Community-based fisheries enforcement found to be very effective in coral reef fishery management
Traditional community-run marine reserves and fisheries can play a big role in helping to restore and maintain fish numbers in stressed developing nations’ coral reef fisheries.
Using genetic ‘fin-printing’, an international team of scientists has gathered the first clear proof that small traditional fishing grounds that are effectively managed by local communities can help re-stock both themselves and surrounding marine areas. The finding has big implications for hundreds of millions of people around the world who depend on coral reefs for food and livelihood.
In an article in Current Biology the researchers report finding the offspring of protected coral trout breeding in community-managed areas in Papua New Guinea were plentiful both in the managed area and in surrounding fishery tenures.

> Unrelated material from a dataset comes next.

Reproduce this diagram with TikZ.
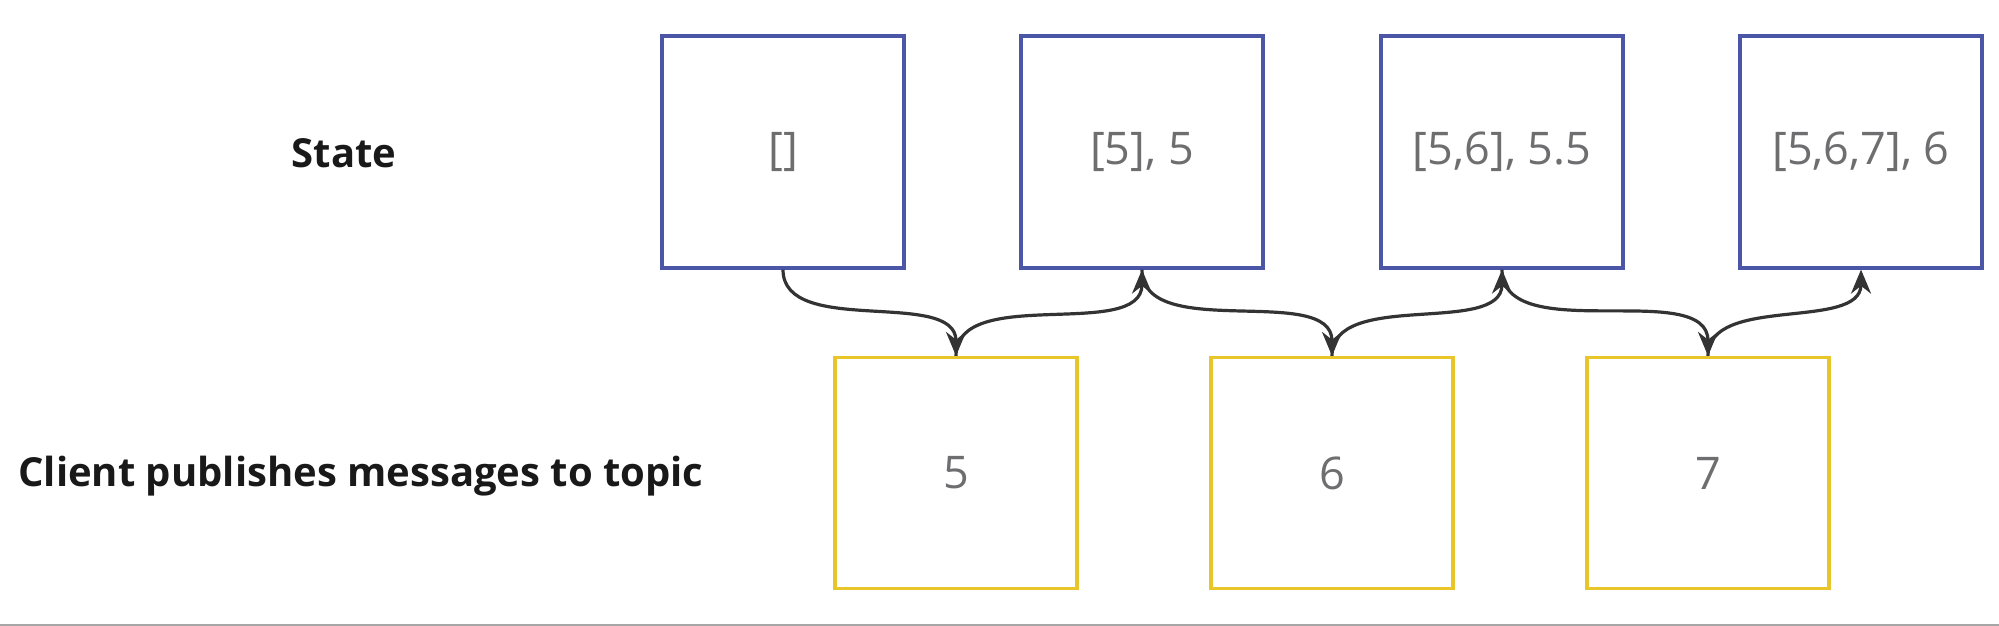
\documentclass[tikz,border=0pt]{standalone}
\usepackage{fontspec}
\setmainfont{Open Sans}
\usetikzlibrary{arrows.meta}
\definecolor{bluebox}{HTML}{4C56A6}
\definecolor{yelbox}{HTML}{E8C62A}
\definecolor{txt}{HTML}{6E6E70}
\definecolor{arr}{HTML}{333333}
\begin{document}
\begin{tikzpicture}[x=1pt,y=-1pt,
  sbox/.style={draw=bluebox,line width=3.2pt,minimum width=242pt,minimum height=232pt,inner sep=0pt,font=\fontsize{45}{52}\selectfont,text=txt},
  mbox/.style={draw=yelbox,line width=3.2pt,minimum width=242pt,minimum height=231pt,inner sep=0pt,font=\fontsize{45}{52}\selectfont,text=txt},
  lab/.style={font=\bfseries\fontsize{40}{46}\selectfont,text=black!90},
  conn/.style={draw=arr,line width=3.2pt,-{Stealth[length=24pt,width=20pt]},out=-90,in=90,looseness=0.9}]
\useasboundingbox (0,0) rectangle (1999,626);
\draw[black!35,line width=1.5pt] (0,625) -- (1999,625);
\node[lab] (state) at (344,153) {State};
\node[lab] (client) at (361,476) {Client publishes messages to topic};
\node[sbox] (s1) at (783,152) {[]};
\node[sbox] (s2) at (1142,152) {[5], 5};
\node[sbox] (s3) at (1502,152) {[5,6], 5.5};
\node[sbox] (s4) at (1861,152) {[5,6,7], 6};
\node[mbox] (m5) at (956,473) {5};
\node[mbox] (m6) at (1332,473) {6};
\node[mbox] (m7) at (1708,473) {7};
\draw[conn] (s1.south) to (m5.north);
\draw[conn,out=90,in=-90] (m5.north) to (s2.south);
\draw[conn] (s2.south) to (m6.north);
\draw[conn,out=90,in=-90] (m6.north) to (s3.south);
\draw[conn] (s3.south) to (m7.north);
\draw[conn,out=90,in=-90] (m7.north) to (s4.south);
\end{tikzpicture}
\end{document}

“This is a really important finding, because it shows that small community-run fisheries can preserve their fish stocks – and can boost fish stocks in a surrounding radius of 30 kilometres or more,” says lead author Dr Glenn Almany of the ARC Centre of Excellence for Coral Reef Studies and James Cook University.

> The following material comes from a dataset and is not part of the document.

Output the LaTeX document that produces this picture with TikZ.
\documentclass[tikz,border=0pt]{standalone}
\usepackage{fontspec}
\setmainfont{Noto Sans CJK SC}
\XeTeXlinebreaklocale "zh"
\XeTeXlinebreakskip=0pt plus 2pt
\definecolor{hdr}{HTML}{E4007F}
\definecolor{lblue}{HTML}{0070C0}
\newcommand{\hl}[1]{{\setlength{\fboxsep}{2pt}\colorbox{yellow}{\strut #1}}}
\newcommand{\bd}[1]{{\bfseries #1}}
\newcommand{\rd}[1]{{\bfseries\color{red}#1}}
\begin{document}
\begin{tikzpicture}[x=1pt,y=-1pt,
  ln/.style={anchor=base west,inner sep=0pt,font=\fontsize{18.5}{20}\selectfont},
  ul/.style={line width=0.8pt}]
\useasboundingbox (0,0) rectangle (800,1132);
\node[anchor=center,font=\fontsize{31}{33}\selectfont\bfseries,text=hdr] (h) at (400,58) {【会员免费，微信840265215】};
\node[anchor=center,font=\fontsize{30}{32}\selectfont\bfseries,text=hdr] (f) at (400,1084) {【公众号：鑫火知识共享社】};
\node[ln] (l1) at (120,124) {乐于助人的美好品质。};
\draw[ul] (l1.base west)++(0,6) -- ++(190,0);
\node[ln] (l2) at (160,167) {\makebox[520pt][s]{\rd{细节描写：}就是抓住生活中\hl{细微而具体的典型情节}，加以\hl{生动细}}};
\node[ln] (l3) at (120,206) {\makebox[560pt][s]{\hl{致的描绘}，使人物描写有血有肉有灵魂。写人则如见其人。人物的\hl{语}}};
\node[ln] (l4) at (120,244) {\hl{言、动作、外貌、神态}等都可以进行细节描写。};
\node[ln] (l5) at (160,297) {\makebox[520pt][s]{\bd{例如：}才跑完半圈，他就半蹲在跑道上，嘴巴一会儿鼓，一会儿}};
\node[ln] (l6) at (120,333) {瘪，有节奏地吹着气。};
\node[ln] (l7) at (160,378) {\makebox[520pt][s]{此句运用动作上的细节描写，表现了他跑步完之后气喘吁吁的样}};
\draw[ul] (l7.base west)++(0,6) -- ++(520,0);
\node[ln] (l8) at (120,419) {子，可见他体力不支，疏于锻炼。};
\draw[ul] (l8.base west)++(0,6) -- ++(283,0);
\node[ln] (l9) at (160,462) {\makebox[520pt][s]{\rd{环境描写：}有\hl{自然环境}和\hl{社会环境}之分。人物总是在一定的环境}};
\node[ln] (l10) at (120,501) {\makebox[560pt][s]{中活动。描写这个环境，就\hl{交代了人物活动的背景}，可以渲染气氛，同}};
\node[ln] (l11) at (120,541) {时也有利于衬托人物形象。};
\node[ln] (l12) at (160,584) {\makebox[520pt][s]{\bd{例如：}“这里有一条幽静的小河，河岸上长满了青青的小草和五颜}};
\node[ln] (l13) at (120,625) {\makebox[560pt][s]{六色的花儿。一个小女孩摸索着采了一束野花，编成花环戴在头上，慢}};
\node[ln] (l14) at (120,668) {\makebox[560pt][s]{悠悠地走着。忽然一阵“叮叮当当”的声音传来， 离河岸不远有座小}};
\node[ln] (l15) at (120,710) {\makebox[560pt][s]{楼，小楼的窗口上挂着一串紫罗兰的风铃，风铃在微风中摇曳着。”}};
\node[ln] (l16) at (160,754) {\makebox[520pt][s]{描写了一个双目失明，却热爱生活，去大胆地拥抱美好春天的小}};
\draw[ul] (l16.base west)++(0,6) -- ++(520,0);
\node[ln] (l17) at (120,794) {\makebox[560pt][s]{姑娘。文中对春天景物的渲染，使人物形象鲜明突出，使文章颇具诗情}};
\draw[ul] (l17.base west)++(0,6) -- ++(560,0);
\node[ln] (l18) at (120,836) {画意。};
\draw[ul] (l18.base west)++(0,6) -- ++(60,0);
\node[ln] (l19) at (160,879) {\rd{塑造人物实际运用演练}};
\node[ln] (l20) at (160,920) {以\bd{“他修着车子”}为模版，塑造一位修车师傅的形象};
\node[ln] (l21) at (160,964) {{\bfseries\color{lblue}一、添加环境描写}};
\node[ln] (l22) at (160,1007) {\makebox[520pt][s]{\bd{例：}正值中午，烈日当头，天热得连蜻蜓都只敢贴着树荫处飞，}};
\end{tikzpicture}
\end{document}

“It’s proof that traditional local fishery management pays off – and that is particularly critical in countries around the world where government fisheries schemes are lacking or poorly enforced. Some of this traditional marine management has operated for centuries. We’re providing the hard scientific evidence that it works,” says Dr Richard Hamilton from The Nature Conservancy.
“We didn’t have to explain our results to the local fishers – they got it at once” says Dr Hamilton. “It gives them the confidence they need to get behind traditional fisheries management or government-introduced marine parks – because more fish will be caught locally.